### Data segment
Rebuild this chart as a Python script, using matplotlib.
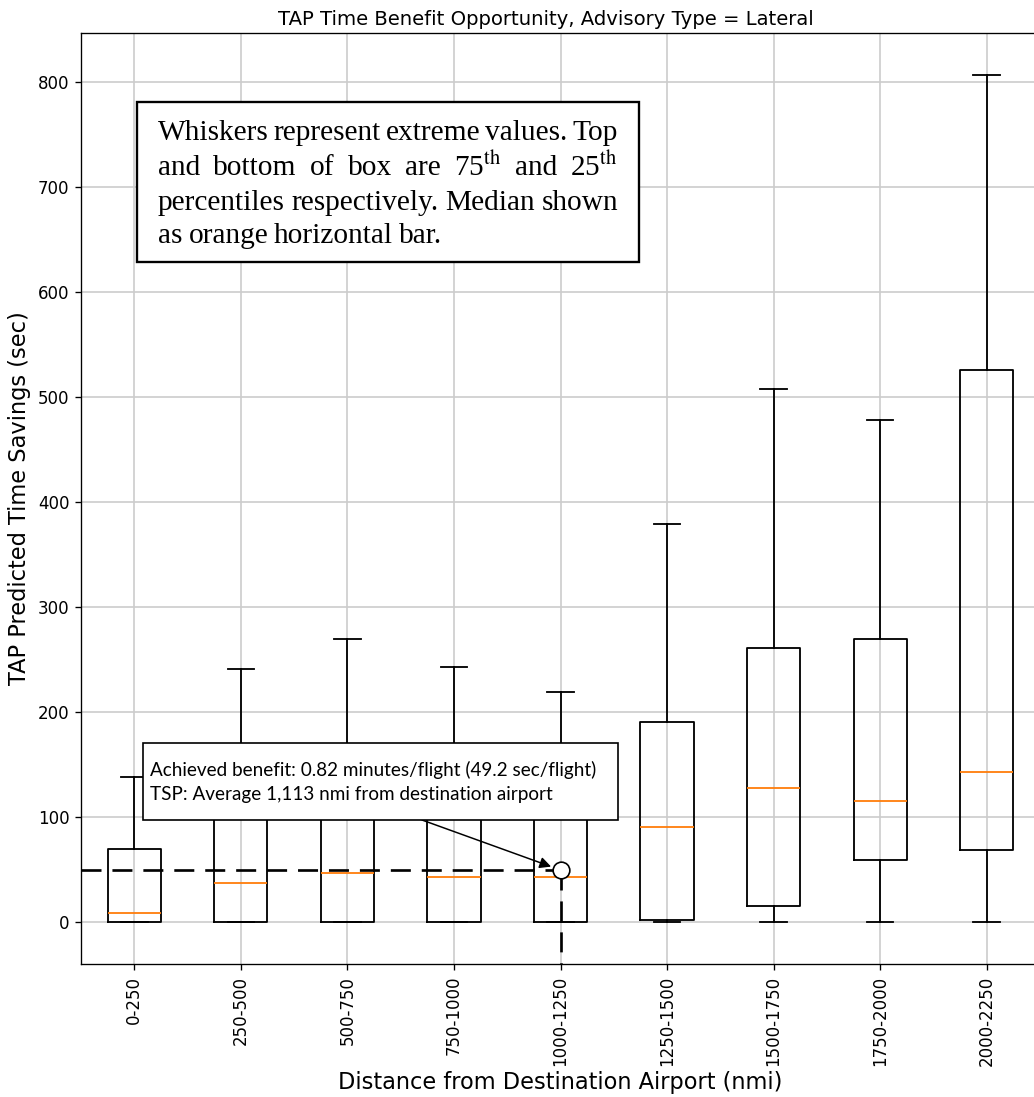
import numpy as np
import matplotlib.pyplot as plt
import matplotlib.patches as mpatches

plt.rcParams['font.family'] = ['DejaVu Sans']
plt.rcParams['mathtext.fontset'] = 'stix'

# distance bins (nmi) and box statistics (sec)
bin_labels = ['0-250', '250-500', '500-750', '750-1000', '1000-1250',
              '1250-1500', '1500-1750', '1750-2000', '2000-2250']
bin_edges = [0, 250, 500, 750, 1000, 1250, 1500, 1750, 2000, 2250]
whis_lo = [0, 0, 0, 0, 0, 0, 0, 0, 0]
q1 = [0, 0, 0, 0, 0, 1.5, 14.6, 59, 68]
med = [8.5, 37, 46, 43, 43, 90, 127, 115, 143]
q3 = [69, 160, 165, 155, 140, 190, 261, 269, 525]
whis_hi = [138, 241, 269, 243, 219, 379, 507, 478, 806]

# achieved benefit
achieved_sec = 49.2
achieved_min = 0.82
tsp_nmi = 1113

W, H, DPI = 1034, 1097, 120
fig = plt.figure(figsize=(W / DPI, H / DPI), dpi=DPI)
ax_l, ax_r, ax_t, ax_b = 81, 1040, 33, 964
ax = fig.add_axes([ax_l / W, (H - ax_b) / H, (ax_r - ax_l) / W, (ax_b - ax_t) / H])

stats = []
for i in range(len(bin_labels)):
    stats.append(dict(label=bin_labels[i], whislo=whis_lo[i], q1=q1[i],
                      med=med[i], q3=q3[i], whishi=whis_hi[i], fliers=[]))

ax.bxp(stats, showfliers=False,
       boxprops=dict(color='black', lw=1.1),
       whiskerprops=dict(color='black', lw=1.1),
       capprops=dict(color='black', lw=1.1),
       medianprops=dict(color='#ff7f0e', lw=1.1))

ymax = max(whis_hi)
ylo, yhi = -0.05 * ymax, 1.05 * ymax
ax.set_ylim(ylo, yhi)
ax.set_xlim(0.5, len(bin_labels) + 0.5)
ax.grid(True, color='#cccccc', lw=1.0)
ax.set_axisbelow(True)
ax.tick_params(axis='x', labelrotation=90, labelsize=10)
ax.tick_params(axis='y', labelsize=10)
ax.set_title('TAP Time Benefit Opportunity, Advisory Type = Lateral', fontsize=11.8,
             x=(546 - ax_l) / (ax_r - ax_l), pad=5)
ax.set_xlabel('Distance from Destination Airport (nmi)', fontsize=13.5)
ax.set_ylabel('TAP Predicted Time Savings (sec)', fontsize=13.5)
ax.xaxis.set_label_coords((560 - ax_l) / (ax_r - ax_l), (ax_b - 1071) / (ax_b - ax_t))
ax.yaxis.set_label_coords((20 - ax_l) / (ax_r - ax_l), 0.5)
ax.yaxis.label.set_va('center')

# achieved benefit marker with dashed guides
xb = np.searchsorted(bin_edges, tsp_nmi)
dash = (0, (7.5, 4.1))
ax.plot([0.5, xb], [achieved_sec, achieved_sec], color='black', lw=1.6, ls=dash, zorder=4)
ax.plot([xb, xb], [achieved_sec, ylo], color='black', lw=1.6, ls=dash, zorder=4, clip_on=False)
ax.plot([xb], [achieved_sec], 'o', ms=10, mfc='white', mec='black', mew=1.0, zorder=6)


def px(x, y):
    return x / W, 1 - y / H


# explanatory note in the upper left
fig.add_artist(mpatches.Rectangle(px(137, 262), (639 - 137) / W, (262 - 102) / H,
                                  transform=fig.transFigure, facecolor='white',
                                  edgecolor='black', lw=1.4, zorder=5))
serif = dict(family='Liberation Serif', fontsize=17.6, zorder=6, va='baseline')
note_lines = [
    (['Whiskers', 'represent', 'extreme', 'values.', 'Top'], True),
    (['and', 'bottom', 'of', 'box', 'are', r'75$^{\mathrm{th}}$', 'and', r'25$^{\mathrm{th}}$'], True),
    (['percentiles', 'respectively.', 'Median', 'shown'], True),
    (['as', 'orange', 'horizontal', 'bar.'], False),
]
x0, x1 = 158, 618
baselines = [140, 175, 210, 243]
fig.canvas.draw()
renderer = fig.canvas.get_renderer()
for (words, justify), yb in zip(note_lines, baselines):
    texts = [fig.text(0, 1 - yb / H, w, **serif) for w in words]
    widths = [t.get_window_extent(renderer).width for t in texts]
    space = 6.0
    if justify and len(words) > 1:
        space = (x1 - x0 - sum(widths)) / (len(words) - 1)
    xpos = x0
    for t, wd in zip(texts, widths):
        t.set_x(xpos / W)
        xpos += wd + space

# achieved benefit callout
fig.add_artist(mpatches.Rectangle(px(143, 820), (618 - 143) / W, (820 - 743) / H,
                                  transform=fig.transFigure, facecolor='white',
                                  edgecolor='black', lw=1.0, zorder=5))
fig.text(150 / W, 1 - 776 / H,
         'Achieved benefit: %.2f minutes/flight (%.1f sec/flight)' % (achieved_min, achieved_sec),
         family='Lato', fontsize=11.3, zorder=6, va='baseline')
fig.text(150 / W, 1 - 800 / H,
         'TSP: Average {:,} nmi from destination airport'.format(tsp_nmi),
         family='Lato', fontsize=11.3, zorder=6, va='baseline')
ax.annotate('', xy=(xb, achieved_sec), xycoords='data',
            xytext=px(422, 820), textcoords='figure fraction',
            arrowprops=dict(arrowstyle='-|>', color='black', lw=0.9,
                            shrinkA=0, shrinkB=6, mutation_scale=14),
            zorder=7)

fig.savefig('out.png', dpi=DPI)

### Task to carry out
Your copy of the data should match it exactly, except that pictures are left out.

### Reply to the exercise
Rebuild this chart as a Python script, using matplotlib.
import numpy as np
import matplotlib.pyplot as plt
import matplotlib.patches as mpatches

plt.rcParams['font.family'] = ['DejaVu Sans']
plt.rcParams['mathtext.fontset'] = 'stix'

# distance bins (nmi) and box statistics (sec)
bin_labels = ['0-250', '250-500', '500-750', '750-1000', '1000-1250',
              '1250-1500', '1500-1750', '1750-2000', '2000-2250']
bin_edges = [0, 250, 500, 750, 1000, 1250, 1500, 1750, 2000, 2250]
whis_lo = [0, 0, 0, 0, 0, 0, 0, 0, 0]
q1 = [0, 0, 0, 0, 0, 1.5, 14.6, 59, 68]
med = [8.5, 37, 46, 43, 43, 90, 127, 115, 143]
q3 = [69, 160, 165, 155, 140, 190, 261, 269, 525]
whis_hi = [138, 241, 269, 243, 219, 379, 507, 478, 806]

# achieved benefit
achieved_sec = 49.2
achieved_min = 0.82
tsp_nmi = 1113

W, H, DPI = 1034, 1097, 120
fig = plt.figure(figsize=(W / DPI, H / DPI), dpi=DPI)
ax_l, ax_r, ax_t, ax_b = 81, 1040, 33, 964
ax = fig.add_axes([ax_l / W, (H - ax_b) / H, (ax_r - ax_l) / W, (ax_b - ax_t) / H])

stats = []
for i in range(len(bin_labels)):
    stats.append(dict(label=bin_labels[i], whislo=whis_lo[i], q1=q1[i],
                      med=med[i], q3=q3[i], whishi=whis_hi[i], fliers=[]))

ax.bxp(stats, showfliers=False,
       boxprops=dict(color='black', lw=1.1),
       whiskerprops=dict(color='black', lw=1.1),
       capprops=dict(color='black', lw=1.1),
       medianprops=dict(color='#ff7f0e', lw=1.1))

ymax = max(whis_hi)
ylo, yhi = -0.05 * ymax, 1.05 * ymax
ax.set_ylim(ylo, yhi)
ax.set_xlim(0.5, len(bin_labels) + 0.5)
ax.grid(True, color='#cccccc', lw=1.0)
ax.set_axisbelow(True)
ax.tick_params(axis='x', labelrotation=90, labelsize=10)
ax.tick_params(axis='y', labelsize=10)
ax.set_title('TAP Time Benefit Opportunity, Advisory Type = Lateral', fontsize=11.8,
             x=(546 - ax_l) / (ax_r - ax_l), pad=5)
ax.set_xlabel('Distance from Destination Airport (nmi)', fontsize=13.5)
ax.set_ylabel('TAP Predicted Time Savings (sec)', fontsize=13.5)
ax.xaxis.set_label_coords((560 - ax_l) / (ax_r - ax_l), (ax_b - 1071) / (ax_b - ax_t))
ax.yaxis.set_label_coords((20 - ax_l) / (ax_r - ax_l), 0.5)
ax.yaxis.label.set_va('center')

# achieved benefit marker with dashed guides
xb = np.searchsorted(bin_edges, tsp_nmi)
dash = (0, (7.5, 4.1))
ax.plot([0.5, xb], [achieved_sec, achieved_sec], color='black', lw=1.6, ls=dash, zorder=4)
ax.plot([xb, xb], [achieved_sec, ylo], color='black', lw=1.6, ls=dash, zorder=4, clip_on=False)
ax.plot([xb], [achieved_sec], 'o', ms=10, mfc='white', mec='black', mew=1.0, zorder=6)


def px(x, y):
    return x / W, 1 - y / H


# explanatory note in the upper left
fig.add_artist(mpatches.Rectangle(px(137, 262), (639 - 137) / W, (262 - 102) / H,
                                  transform=fig.transFigure, facecolor='white',
                                  edgecolor='black', lw=1.4, zorder=5))
serif = dict(family='Liberation Serif', fontsize=17.6, zorder=6, va='baseline')
note_lines = [
    (['Whiskers', 'represent', 'extreme', 'values.', 'Top'], True),
    (['and', 'bottom', 'of', 'box', 'are', r'75$^{\mathrm{th}}$', 'and', r'25$^{\mathrm{th}}$'], True),
    (['percentiles', 'respectively.', 'Median', 'shown'], True),
    (['as', 'orange', 'horizontal', 'bar.'], False),
]
x0, x1 = 158, 618
baselines = [140, 175, 210, 243]
fig.canvas.draw()
renderer = fig.canvas.get_renderer()
for (words, justify), yb in zip(note_lines, baselines):
    texts = [fig.text(0, 1 - yb / H, w, **serif) for w in words]
    widths = [t.get_window_extent(renderer).width for t in texts]
    space = 6.0
    if justify and len(words) > 1:
        space = (x1 - x0 - sum(widths)) / (len(words) - 1)
    xpos = x0
    for t, wd in zip(texts, widths):
        t.set_x(xpos / W)
        xpos += wd + space

# achieved benefit callout
fig.add_artist(mpatches.Rectangle(px(143, 820), (618 - 143) / W, (820 - 743) / H,
                                  transform=fig.transFigure, facecolor='white',
                                  edgecolor='black', lw=1.0, zorder=5))
fig.text(150 / W, 1 - 776 / H,
         'Achieved benefit: %.2f minutes/flight (%.1f sec/flight)' % (achieved_min, achieved_sec),
         family='Lato', fontsize=11.3, zorder=6, va='baseline')
fig.text(150 / W, 1 - 800 / H,
         'TSP: Average {:,} nmi from destination airport'.format(tsp_nmi),
         family='Lato', fontsize=11.3, zorder=6, va='baseline')
ax.annotate('', xy=(xb, achieved_sec), xycoords='data',
            xytext=px(422, 820), textcoords='figure fraction',
            arrowprops=dict(arrowstyle='-|>', color='black', lw=0.9,
                            shrinkA=0, shrinkB=6, mutation_scale=14),
            zorder=7)

fig.savefig('out.png', dpi=DPI)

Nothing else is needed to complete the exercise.